**Problem:**
Output the first line of the listing and each line after it, up to and including the line that contains "const yMinorTicks = [-6, -4, -2, 0, 2, 4];", exactly as written, minus the pictures.

**Data provided:**
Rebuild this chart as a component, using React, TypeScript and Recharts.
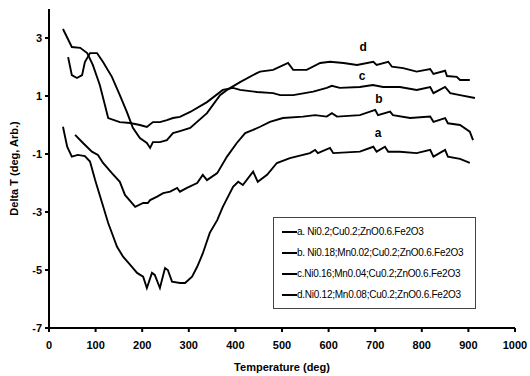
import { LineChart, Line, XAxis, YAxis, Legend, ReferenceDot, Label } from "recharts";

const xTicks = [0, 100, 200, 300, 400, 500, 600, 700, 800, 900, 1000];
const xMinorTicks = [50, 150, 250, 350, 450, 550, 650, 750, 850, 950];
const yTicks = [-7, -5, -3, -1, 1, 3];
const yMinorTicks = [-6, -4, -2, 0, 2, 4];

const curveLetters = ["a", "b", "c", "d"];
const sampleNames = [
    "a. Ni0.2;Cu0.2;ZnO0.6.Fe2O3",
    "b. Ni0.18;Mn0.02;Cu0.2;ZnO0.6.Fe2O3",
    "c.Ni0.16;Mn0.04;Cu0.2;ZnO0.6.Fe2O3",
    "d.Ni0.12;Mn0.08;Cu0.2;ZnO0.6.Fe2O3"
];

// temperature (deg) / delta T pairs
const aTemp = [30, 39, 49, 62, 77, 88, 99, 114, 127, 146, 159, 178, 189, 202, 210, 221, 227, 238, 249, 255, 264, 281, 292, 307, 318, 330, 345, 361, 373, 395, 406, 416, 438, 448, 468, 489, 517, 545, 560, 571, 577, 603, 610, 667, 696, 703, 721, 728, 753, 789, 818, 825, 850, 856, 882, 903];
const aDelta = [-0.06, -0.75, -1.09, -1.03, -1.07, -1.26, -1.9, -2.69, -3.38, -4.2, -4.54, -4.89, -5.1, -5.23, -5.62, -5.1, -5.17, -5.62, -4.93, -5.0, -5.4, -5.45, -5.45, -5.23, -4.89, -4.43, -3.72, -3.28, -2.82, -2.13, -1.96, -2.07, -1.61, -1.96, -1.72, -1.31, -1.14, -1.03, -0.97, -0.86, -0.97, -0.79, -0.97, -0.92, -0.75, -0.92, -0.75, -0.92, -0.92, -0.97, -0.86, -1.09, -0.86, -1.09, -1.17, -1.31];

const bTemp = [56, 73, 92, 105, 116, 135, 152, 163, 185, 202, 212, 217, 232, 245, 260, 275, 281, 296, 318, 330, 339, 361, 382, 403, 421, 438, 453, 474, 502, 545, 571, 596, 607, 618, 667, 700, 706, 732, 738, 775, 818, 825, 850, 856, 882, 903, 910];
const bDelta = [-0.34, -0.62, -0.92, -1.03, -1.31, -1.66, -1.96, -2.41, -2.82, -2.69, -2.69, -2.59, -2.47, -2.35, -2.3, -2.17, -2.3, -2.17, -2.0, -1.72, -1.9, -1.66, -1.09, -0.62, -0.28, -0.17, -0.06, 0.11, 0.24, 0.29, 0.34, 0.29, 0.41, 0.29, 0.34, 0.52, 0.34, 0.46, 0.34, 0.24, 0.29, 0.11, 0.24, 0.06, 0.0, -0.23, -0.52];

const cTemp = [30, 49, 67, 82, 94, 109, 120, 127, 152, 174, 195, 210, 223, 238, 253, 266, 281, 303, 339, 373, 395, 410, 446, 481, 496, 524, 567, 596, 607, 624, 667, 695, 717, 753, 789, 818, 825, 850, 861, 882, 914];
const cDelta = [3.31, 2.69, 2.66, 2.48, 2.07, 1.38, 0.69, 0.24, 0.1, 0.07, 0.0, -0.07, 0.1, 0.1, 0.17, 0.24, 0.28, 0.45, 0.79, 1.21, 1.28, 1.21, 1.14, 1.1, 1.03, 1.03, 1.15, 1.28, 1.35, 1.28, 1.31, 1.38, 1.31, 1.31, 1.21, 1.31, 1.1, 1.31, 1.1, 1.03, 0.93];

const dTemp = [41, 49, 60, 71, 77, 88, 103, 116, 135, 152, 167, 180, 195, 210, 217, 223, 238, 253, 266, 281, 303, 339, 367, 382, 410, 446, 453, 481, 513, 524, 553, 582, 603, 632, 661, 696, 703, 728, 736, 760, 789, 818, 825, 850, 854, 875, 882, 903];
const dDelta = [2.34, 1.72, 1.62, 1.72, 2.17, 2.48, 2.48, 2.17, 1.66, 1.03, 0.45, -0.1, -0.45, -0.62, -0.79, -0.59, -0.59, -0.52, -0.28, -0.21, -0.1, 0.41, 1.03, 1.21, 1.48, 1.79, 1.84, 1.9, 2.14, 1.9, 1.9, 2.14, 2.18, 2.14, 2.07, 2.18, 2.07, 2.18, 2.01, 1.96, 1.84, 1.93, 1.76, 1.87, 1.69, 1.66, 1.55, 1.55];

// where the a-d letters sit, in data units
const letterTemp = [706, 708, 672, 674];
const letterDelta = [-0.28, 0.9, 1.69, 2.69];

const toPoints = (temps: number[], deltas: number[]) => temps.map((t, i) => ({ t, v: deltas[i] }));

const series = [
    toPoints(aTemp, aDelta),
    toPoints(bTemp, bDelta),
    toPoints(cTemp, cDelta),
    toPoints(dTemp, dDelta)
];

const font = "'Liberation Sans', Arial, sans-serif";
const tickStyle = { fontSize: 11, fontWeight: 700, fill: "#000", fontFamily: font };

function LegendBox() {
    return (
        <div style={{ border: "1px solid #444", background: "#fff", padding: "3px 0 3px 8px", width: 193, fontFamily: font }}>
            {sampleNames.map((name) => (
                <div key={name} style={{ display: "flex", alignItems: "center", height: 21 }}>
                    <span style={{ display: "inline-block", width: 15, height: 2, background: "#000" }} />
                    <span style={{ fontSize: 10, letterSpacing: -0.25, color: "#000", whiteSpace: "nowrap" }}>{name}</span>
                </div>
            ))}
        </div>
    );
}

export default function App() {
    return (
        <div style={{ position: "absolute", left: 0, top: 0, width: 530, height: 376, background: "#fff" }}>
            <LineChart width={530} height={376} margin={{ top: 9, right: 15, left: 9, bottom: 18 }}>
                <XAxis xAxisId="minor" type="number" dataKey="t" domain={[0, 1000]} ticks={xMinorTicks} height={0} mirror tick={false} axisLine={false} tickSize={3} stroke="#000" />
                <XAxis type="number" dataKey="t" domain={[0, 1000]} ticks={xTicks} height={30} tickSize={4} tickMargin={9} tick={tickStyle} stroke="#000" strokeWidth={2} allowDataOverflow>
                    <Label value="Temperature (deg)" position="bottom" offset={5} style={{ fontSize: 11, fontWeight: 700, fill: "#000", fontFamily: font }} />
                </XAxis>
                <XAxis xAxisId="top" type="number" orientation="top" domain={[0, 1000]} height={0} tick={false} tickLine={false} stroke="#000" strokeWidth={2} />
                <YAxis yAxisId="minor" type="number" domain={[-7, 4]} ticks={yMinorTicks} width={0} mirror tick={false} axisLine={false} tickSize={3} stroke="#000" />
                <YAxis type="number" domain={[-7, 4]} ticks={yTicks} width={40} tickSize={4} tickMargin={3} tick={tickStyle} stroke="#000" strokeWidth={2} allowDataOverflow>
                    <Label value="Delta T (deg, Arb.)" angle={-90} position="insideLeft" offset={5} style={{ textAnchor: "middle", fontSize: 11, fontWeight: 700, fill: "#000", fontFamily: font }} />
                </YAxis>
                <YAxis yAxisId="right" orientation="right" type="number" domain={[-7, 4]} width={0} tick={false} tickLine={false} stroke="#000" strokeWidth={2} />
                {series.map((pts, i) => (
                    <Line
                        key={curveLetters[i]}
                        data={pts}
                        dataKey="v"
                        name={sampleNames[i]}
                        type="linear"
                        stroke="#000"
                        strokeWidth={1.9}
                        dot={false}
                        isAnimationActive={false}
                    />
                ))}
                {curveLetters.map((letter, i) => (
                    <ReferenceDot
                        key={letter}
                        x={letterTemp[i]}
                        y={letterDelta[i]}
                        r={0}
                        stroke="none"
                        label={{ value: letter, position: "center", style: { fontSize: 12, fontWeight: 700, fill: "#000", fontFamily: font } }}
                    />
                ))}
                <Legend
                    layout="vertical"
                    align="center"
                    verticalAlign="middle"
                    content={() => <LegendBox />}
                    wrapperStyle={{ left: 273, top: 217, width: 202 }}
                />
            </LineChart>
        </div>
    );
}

**Response for this exercise:**
Rebuild this chart as a component, using React, TypeScript and Recharts.
import { LineChart, Line, XAxis, YAxis, Legend, ReferenceDot, Label } from "recharts";

const xTicks = [0, 100, 200, 300, 400, 500, 600, 700, 800, 900, 1000];
const xMinorTicks = [50, 150, 250, 350, 450, 550, 650, 750, 850, 950];
const yTicks = [-7, -5, -3, -1, 1, 3];
const yMinorTicks = [-6, -4, -2, 0, 2, 4];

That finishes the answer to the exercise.